What is required
List each line in which the string "with" appears.

Records to use
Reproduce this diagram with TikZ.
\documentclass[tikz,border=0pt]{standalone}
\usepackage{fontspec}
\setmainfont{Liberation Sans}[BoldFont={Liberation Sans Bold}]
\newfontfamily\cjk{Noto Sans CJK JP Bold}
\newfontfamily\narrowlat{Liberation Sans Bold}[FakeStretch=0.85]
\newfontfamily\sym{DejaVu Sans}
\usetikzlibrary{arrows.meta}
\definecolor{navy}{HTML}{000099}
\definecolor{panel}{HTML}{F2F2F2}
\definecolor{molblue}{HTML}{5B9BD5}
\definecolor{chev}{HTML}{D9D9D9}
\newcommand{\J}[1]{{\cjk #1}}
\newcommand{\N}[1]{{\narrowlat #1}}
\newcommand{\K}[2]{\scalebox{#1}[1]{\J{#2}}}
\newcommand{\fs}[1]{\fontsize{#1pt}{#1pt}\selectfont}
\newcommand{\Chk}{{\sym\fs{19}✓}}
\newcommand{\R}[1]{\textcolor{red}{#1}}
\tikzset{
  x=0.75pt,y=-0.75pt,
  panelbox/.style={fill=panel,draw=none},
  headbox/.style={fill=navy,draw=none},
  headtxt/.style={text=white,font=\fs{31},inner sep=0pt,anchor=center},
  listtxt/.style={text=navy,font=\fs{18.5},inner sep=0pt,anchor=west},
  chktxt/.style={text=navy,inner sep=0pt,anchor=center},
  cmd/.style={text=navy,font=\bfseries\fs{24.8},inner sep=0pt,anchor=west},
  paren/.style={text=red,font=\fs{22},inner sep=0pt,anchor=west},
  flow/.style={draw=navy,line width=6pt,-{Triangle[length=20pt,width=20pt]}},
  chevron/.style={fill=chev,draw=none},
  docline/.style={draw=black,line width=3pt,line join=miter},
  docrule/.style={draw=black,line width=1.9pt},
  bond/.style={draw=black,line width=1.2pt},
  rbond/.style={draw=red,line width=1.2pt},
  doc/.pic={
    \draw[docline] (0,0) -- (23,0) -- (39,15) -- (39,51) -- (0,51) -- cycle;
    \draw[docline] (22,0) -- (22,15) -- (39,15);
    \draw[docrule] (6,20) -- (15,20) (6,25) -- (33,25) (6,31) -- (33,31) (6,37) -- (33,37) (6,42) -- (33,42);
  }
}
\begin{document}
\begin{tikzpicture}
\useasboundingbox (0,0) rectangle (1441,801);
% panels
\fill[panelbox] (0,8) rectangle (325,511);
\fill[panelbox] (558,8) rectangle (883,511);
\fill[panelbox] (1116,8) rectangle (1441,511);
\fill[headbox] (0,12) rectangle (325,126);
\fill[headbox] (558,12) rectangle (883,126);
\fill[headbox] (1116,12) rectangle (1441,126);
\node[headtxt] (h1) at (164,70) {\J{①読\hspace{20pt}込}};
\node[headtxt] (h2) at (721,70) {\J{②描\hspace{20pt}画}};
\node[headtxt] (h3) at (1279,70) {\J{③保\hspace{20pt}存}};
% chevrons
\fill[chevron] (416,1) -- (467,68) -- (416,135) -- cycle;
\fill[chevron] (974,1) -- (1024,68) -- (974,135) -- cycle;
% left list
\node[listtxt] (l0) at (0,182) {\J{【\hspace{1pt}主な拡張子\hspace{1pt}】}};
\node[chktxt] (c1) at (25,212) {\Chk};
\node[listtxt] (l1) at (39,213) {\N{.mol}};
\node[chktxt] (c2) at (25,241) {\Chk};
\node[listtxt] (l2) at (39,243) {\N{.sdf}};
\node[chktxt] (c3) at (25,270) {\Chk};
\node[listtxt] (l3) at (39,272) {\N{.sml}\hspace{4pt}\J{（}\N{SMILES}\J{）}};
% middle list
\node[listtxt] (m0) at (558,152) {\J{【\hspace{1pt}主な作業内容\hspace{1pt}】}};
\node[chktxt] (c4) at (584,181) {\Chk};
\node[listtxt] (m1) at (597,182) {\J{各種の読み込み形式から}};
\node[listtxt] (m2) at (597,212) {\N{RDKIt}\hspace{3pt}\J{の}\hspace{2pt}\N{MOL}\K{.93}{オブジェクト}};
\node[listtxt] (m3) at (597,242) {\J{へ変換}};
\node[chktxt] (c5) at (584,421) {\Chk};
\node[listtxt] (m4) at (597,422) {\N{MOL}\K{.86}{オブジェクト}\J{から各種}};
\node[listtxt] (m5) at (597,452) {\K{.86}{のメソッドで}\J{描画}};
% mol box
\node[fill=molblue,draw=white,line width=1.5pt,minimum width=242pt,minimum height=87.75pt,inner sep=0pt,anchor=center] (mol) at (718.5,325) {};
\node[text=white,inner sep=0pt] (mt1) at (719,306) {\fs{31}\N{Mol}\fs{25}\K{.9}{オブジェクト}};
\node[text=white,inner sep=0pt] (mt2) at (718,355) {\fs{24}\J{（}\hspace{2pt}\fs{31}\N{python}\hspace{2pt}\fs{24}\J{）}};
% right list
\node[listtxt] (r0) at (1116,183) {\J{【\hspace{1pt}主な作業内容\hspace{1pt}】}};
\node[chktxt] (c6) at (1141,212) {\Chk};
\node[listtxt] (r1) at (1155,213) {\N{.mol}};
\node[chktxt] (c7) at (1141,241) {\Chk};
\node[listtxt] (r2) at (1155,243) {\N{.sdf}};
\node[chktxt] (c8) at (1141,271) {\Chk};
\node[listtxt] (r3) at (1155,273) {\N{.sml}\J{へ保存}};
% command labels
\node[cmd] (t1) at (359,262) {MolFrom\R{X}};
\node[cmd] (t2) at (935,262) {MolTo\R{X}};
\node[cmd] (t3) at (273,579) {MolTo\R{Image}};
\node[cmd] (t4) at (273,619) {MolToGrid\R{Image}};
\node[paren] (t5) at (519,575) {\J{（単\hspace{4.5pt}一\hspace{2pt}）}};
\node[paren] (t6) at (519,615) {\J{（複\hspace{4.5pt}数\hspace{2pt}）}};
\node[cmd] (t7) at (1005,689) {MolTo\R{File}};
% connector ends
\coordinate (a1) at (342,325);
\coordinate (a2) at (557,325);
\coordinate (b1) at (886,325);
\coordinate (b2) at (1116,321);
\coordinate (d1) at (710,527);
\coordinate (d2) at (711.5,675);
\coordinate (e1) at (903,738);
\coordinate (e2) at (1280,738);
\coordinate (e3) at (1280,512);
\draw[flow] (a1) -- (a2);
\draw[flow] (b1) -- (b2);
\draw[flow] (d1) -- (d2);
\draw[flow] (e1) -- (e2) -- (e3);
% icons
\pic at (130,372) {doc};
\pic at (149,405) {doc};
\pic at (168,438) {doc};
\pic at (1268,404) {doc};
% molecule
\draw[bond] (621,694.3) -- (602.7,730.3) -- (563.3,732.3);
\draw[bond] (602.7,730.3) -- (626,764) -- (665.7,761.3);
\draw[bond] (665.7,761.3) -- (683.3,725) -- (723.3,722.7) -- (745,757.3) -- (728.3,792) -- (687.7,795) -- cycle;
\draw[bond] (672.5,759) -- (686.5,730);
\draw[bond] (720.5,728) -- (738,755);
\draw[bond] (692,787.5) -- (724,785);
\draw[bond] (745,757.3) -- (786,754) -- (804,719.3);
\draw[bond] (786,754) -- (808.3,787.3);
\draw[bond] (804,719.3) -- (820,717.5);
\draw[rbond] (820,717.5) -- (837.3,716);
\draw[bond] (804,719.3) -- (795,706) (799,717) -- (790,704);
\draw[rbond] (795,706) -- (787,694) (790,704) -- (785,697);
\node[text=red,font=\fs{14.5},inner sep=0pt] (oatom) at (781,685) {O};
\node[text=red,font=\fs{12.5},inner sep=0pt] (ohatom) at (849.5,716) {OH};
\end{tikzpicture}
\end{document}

--

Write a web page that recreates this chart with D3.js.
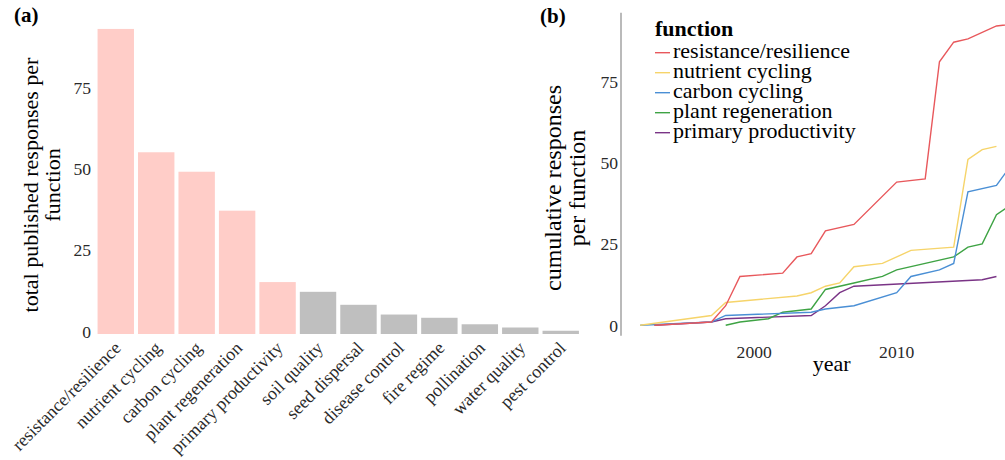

Task result
Reproduce this diagram with TikZ.
Write a web page that recreates this chart with D3.js.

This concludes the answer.